Port Washington teen advocates for plastic bag legislation

Jessica Parks
Hannah Roth, a Schreiber High School senior, addressed the Nassau County Legislator to support the establishment a plastic bag fee.

“When I saw the plastic bags flying through the air and floating in our bay I knew I had to do something,” Hannah Roth said. 

That is why she is working to establish a plastic bag fee in Port Washington and possibly countywide, said Roth,a senior at Schreiber High School and the president of the school’s environmental club

“In Washington D.C. a fee was placed on plastic bags and it was estimated that the consumers went from using 270 million bags per year to 55 million bags per year. Bringing this fee into Port Washington will make such a difference in the beautification of our communities environment,” she said.

This is not the first environmental initiative Roth, 17, has been involved with.

She is also a member of Treehuggers, an environmental group at the high school, with whom she has worked to educate others about the negative effects of meat production, the importance of composting, and bottle cap recycling.

Though Treehuggers, Roth became involved with Residents Forward, a Port Washington-based organization that partially focuses on the environmental advocacy, and proposed her idea of a plastic bag fee to the organization’s executive director, Mindy Germain.

“She immediately jumped on board and we created a Bag the Bag group, made up of Port Washington residents who cared about the amount of plastic bags in our community,” Roth said.

Roth conducted a study where she surveyed Port Washington residents “to find out how our community feels about plastic bags and their reactions to a fee.”

She said after receiving 473 responses, the results pointed to residents being open to the implementation of a plastic bag fee.

“The survey results show that 99 percent of people expressed concern with the amount of plastic in our environment and 93 percent of 470 people aim to use more reusable bags.”

Roth provided the results of her research to county legislators when she spoke in front of the Nassau County Legislature at their November meeting to advocate for a countywide plastic bag fee, similar to that of neighboring Suffolk County.

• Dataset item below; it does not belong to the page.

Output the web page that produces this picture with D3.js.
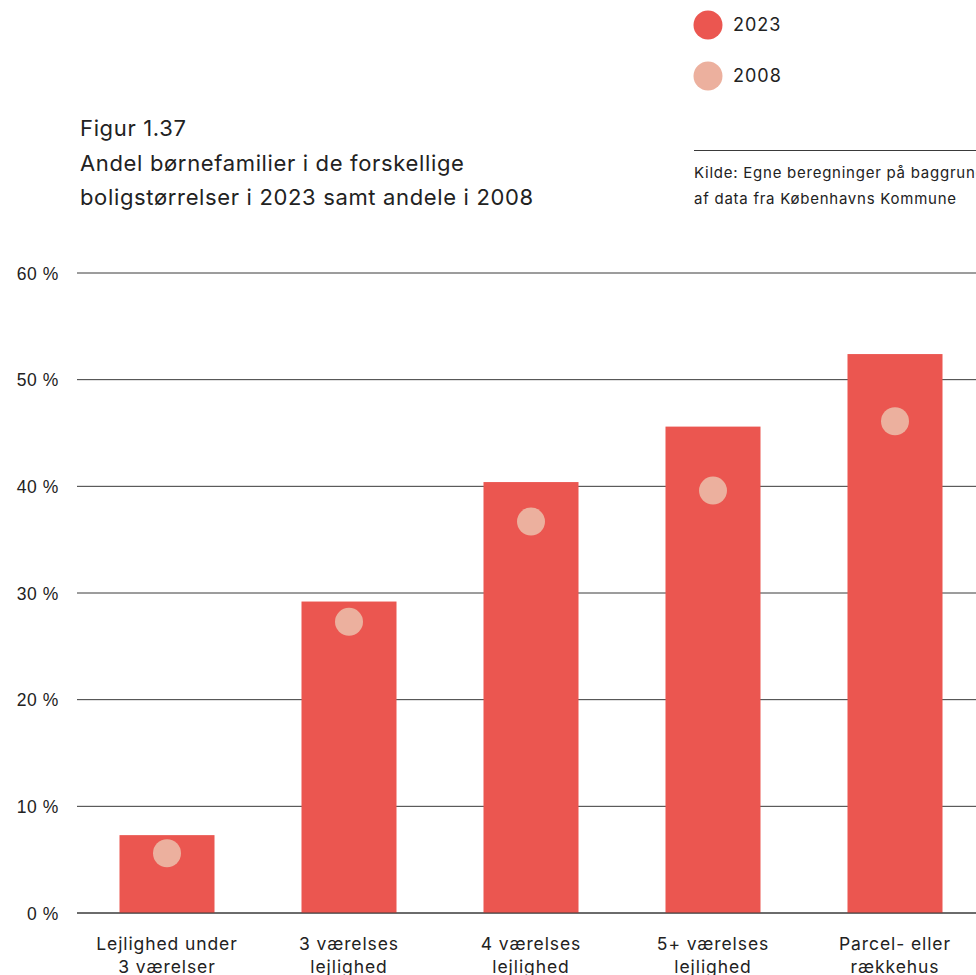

The seven Democrats of the Nassau County Legislature submitted legislation to impose a plastic bag fee in May and it has yet to go up to vote.

The proposed legislation would establish a five-cent fee for single-use plastic bags and in the past has been backed by Nassau County Executive Laura Curran.

Roth was joined at the meeting by her fellow girl scouts who also attended in order to urge legislators to bring the bill to a vote.

A girl scout since the second grade, Roth has incorporated reducing plastic bag usage into her Girl Scout Gold Award project which she will complete this year.

In her speech, she said that Suffolk County saw a decrease from 70 percent of people using plastic bags in the county to 31 percent of people after the establishment of the five-cent fee.

Roth, who recently committed to SUNY Binghamton with plans of going into Pre-Med, also cited potential health risks in her speech. She pointed to a recent study conducted by Philipp Schwabl, a gastroenterologist, and presented at the United European Gastroenterology conference in Vienna which had found that every participant had small pieces of plastic, or microplastics, in their stool sample.

“Now we have research to show that soon we will reach a point of no return,” she said.

“We are so proud of Hannah and all of the other students who are helping us with various environmental projects,” Germain said in a news release. “Their passion and tenacity give us solace and confidence in our planet’s future.”

Nassau County Legis. Delia Deriggi-Whitton (D-Glen Cove) voiced her support of a plastic bag fee in a recent news release.

“There is no downside whatsoever for adopting this legislation to charge a very nominal five-cent fee for disposable plastic bags,” she said. “I urge everyone who agrees to contact their legislator and request that they pass the plastic bag fee bill.”

Roth said she is grateful for the opportunity to speak in front of the Legislature because she feels her generation “has not been accurately represented in this discussion.”

“In 2050, I will be 49 years old. Time after time the research and facts have been ignored because we are too busy focusing on legislation to change the present. However, I know that as a young adult I can no longer sit by and watch what is happening to the environment,” she said.

“The future is the world that I will raise my children in, and I don’t want to explain to them how I sat by and watched the environment subside.”